Republican Kentucky Senator Rand Paul on Friday hinted that he may jump into the race to become the next Senate GOP leader, and Elon Musk was quick to support the idea. Republicans must find a successor for periodically malfunctioning Mitch McConnell, who recently announced he'll step down in November, though intending to keep his Senate seat until his term ends in January 2027, when he'd be within weeks of turning 86. 

So far, the announced field consists of two quintessential establishment types: John Cornyn of Texas and John Thune of South Dakota. While John Barrasso's name had been thrown around as one of "The Three Johns" considered top contenders, the Wyoming senator on Tuesday said he'll instead seek the number two slot as party whip. 

Paul used X to tease his potential bid for the position which -- if the GOP takes back the upper chamber in November -- could graduate from Minority Leader to Majority Leader. He started by telling his 5.1 million followers he'd had lots of people asking him about his interest in running...

...then followed up with a poll in which he predictably annihilated Cornyn and Thune, taking a 96% share as of Friday night, with the other two below 2% each. 

Elon Musk was quick to back the idea of Paul as GOP leader, while daring Cornyn and Thune to follow Paul's lead by throwing their names out for consideration by the Twitter-verse X-verse. 
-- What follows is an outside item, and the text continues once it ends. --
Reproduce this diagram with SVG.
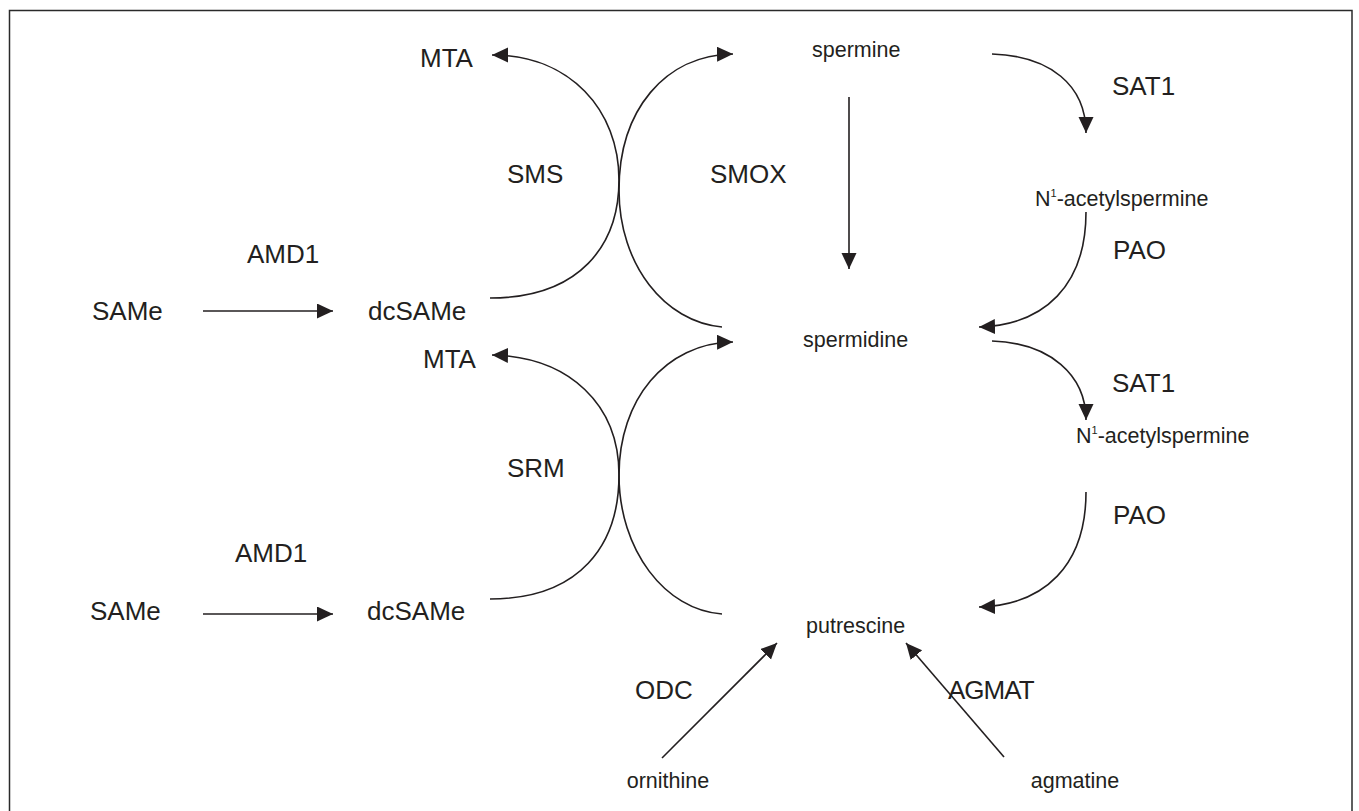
<svg xmlns="http://www.w3.org/2000/svg" width="1359" height="811" viewBox="0 0 1359 811">
<style>
.big{font-family:"Liberation Sans",Arial,sans-serif;font-size:26px;fill:#231f20}
.sm{font-family:"Liberation Sans",Arial,sans-serif;font-size:21.5px;fill:#231f20}
.c{fill:none;stroke:#231f20;stroke-width:1.6;marker-end:url(#ah)}
</style>
<defs>
<marker id="ah" markerUnits="userSpaceOnUse" markerWidth="17" markerHeight="16" refX="16" refY="7.5" orient="auto">
<path d="M0,0 L16,7.5 L0,15 z" fill="#231f20"/>
</marker>
</defs>
<rect x="0" y="0" width="1359" height="811" fill="#ffffff"/>
<rect x="9.5" y="10.5" width="1342.5" height="820" fill="none" stroke="#2a2a2a" stroke-width="1.5"/>
<g id="connectors">
<path class="c" d="M203 311 L333 311"/>
<path class="c" d="M203 614 L333 614"/>
<path class="c" d="M490 298 C580 298 619 245 619 180 C619 110 570 55 492 55"/>
<path class="c" d="M722 327 C665 322 619 265 619 190 C619 110 665 55 733 54"/>
<path class="c" d="M490 599 C580 599 619 545 619 475 C619 405 570 357 492 355"/>
<path class="c" d="M722 614 C665 610 619 550 619 475 C619 400 665 343 733 342"/>
<path class="c" d="M849 97 L849 269"/>
<path class="c" d="M992 54 C1050 56 1086 85 1086 133"/>
<path class="c" d="M1086 212 C1086 285 1045 325 979 327"/>
<path class="c" d="M992 341 C1050 343 1086 375 1086 420"/>
<path class="c" d="M1086 492 C1086 565 1045 605 979 607"/>
<path class="c" d="M662 758 L777 643"/>
<path class="c" d="M1004 757 L906 643"/>
</g>
<g id="n-same1"><text class="big" x="92" y="320">SAMe</text></g>
<g id="n-amd1a"><text class="big" x="247" y="263">AMD1</text></g>
<g id="n-dcsame1"><text class="big" x="368" y="320">dcSAMe</text></g>
<g id="n-mta1"><text class="big" x="420" y="67">MTA</text></g>
<g id="n-sms"><text class="big" x="507" y="183">SMS</text></g>
<g id="n-smox"><text class="big" x="710" y="183">SMOX</text></g>
<g id="n-spermine"><text class="sm" x="812" y="57">spermine</text></g>
<g id="n-sat1a"><text class="big" x="1112" y="95">SAT1</text></g>
<g id="n-acetyl1"><text class="sm" x="1035" y="206">N<tspan font-size="11" dy="-9">1</tspan><tspan dy="9">-acetylspermine</tspan></text></g>
<g id="n-pao1"><text class="big" x="1113" y="259">PAO</text></g>
<g id="n-spermidine"><text class="sm" x="803" y="347">spermidine</text></g>
<g id="n-mta2"><text class="big" x="423" y="368">MTA</text></g>
<g id="n-sat1b"><text class="big" x="1112" y="392">SAT1</text></g>
<g id="n-acetyl2"><text class="sm" x="1076" y="443">N<tspan font-size="11" dy="-9">1</tspan><tspan dy="9">-acetylspermine</tspan></text></g>
<g id="n-srm"><text class="big" x="507" y="477">SRM</text></g>
<g id="n-pao2"><text class="big" x="1113" y="524">PAO</text></g>
<g id="n-amd1b"><text class="big" x="235" y="562">AMD1</text></g>
<g id="n-same2"><text class="big" x="90" y="620">SAMe</text></g>
<g id="n-dcsame2"><text class="big" x="367" y="620">dcSAMe</text></g>
<g id="n-putrescine"><text class="sm" x="806" y="633">putrescine</text></g>
<g id="n-odc"><text class="big" x="635" y="699">ODC</text></g>
<g id="n-agmat"><text class="big" x="948" y="699" letter-spacing="-1">AGMAT</text></g>
<g id="n-ornithine"><text class="sm" x="668" y="788" text-anchor="middle">ornithine</text></g>
<g id="n-agmatine"><text class="sm" x="1075" y="788" text-anchor="middle">agmatine</text></g>
</svg>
Paul has been a stalwart opponent of security-state mass surveillance, foreign interventionism -- to include shoveling billions of dollars into the proxy war in Ukraine -- and out-of-control spending in general. He demonstrated the latter passion on the Senate floor this week as he ridiculed the latest kick-the-can spending package:   

In February, Paul used Senate rules to force his colleagues into a grueling Super Bowl weekend of votes, as he worked to derail a $95 billion foreign aid bill. "I think we should stay here as long as it takes,” said Paul. “If it takes a week or a month, I’ll force them to stay here to discuss why they think the border of Ukraine is more important than the US border.”

Don't expect a Majority Leader Paul to ditch the filibuster -- he's been a hardy user of the legislative delay tactic. In 2013, he spoke for 13 hours to fight the nomination of John Brennan as CIA director. In 2015, he orated for 10-and-a-half-hours to oppose extension of the Patriot Act

Rand Paul amid his 10 1/2 hour filibuster in 2015

Among the general public, Paul is probably best known as Capitol Hill's chief tormentor of Dr. Anthony Fauci, who was director of the National Institute of Allergy and Infectious Disease during the Covid-19 pandemic. Paul says the evidence indicates the virus emerged from China's Wuhan Institute of Virology. He's accused Fauci and other members of the US government public health apparatus of evading questions about their funding of the Chinese lab's "gain of function" research, which takes natural viruses and morphs them into something more dangerous. Paul has pointedly said that Fauci committed perjury in congressional hearings and that he belongs in jail "without question."   

Musk is neither the only nor the first noteworthy figure to back Paul for party leader. Just hours after McConnell announced his upcoming step-down from leadership, independent 2024 presidential candidate Robert F. Kennedy, Jr voiced his support: 

In a testament to the extent to which the establishment recoils at the libertarian-minded Paul, mainstream media outlets -- which have been quick to report on other developments in the majority leader race -- pretended not to notice that Paul had signaled his interest in the job. More than 24 hours after Paul's test-the-waters tweet-fest began, not a single major outlet had brought it to the attention of their audience. 

That may be his strongest endorsement yet.